── Source material ──

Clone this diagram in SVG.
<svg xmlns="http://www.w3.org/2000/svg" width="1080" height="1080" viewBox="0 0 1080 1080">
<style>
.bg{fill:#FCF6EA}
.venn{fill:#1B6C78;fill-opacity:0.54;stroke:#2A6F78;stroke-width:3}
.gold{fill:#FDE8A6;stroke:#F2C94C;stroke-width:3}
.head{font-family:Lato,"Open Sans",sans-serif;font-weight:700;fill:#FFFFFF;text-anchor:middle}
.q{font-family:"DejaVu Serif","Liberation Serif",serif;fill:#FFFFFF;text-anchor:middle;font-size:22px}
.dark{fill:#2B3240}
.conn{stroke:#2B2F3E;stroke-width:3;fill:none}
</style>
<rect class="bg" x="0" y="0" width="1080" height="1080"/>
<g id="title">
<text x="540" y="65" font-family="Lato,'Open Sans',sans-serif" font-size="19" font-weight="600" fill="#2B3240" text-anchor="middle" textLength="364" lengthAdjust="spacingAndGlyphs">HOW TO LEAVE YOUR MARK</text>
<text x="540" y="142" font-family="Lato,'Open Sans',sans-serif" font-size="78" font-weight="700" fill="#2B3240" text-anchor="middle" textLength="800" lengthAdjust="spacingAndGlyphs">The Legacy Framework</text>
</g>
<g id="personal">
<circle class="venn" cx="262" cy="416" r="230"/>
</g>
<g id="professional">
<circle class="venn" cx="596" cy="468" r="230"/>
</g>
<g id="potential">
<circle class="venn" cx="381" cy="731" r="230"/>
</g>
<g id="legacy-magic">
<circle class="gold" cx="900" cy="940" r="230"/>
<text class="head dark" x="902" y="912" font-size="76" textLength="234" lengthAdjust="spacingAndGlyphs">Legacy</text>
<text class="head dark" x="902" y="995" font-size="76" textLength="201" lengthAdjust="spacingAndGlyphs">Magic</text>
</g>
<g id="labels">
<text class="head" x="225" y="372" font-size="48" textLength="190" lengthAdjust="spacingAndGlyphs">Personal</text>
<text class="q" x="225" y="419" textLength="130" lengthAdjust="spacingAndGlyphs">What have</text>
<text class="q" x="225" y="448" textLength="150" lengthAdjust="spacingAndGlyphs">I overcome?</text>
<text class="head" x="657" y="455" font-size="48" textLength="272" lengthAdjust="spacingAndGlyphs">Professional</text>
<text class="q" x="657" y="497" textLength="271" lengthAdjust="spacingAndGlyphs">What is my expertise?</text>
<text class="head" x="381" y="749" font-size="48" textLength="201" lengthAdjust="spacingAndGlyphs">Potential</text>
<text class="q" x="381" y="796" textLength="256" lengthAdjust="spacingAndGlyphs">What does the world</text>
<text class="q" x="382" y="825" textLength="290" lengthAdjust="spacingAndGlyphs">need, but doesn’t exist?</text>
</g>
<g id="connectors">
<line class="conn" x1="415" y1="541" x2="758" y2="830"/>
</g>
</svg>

───

What you will do – Write the material out again word for word.

Expected answer –
Clone this diagram in SVG.
<svg xmlns="http://www.w3.org/2000/svg" width="1080" height="1080" viewBox="0 0 1080 1080">
<style>
.bg{fill:#FCF6EA}
.venn{fill:#1B6C78;fill-opacity:0.54;stroke:#2A6F78;stroke-width:3}
.gold{fill:#FDE8A6;stroke:#F2C94C;stroke-width:3}
.head{font-family:Lato,"Open Sans",sans-serif;font-weight:700;fill:#FFFFFF;text-anchor:middle}
.q{font-family:"DejaVu Serif","Liberation Serif",serif;fill:#FFFFFF;text-anchor:middle;font-size:22px}
.dark{fill:#2B3240}
.conn{stroke:#2B2F3E;stroke-width:3;fill:none}
</style>
<rect class="bg" x="0" y="0" width="1080" height="1080"/>
<g id="title">
<text x="540" y="65" font-family="Lato,'Open Sans',sans-serif" font-size="19" font-weight="600" fill="#2B3240" text-anchor="middle" textLength="364" lengthAdjust="spacingAndGlyphs">HOW TO LEAVE YOUR MARK</text>
<text x="540" y="142" font-family="Lato,'Open Sans',sans-serif" font-size="78" font-weight="700" fill="#2B3240" text-anchor="middle" textLength="800" lengthAdjust="spacingAndGlyphs">The Legacy Framework</text>
</g>
<g id="personal">
<circle class="venn" cx="262" cy="416" r="230"/>
</g>
<g id="professional">
<circle class="venn" cx="596" cy="468" r="230"/>
</g>
<g id="potential">
<circle class="venn" cx="381" cy="731" r="230"/>
</g>
<g id="legacy-magic">
<circle class="gold" cx="900" cy="940" r="230"/>
<text class="head dark" x="902" y="912" font-size="76" textLength="234" lengthAdjust="spacingAndGlyphs">Legacy</text>
<text class="head dark" x="902" y="995" font-size="76" textLength="201" lengthAdjust="spacingAndGlyphs">Magic</text>
</g>
<g id="labels">
<text class="head" x="225" y="372" font-size="48" textLength="190" lengthAdjust="spacingAndGlyphs">Personal</text>
<text class="q" x="225" y="419" textLength="130" lengthAdjust="spacingAndGlyphs">What have</text>
<text class="q" x="225" y="448" textLength="150" lengthAdjust="spacingAndGlyphs">I overcome?</text>
<text class="head" x="657" y="455" font-size="48" textLength="272" lengthAdjust="spacingAndGlyphs">Professional</text>
<text class="q" x="657" y="497" textLength="271" lengthAdjust="spacingAndGlyphs">What is my expertise?</text>
<text class="head" x="381" y="749" font-size="48" textLength="201" lengthAdjust="spacingAndGlyphs">Potential</text>
<text class="q" x="381" y="796" textLength="256" lengthAdjust="spacingAndGlyphs">What does the world</text>
<text class="q" x="382" y="825" textLength="290" lengthAdjust="spacingAndGlyphs">need, but doesn’t exist?</text>
</g>
<g id="connectors">
<line class="conn" x1="415" y1="541" x2="758" y2="830"/>
</g>
</svg>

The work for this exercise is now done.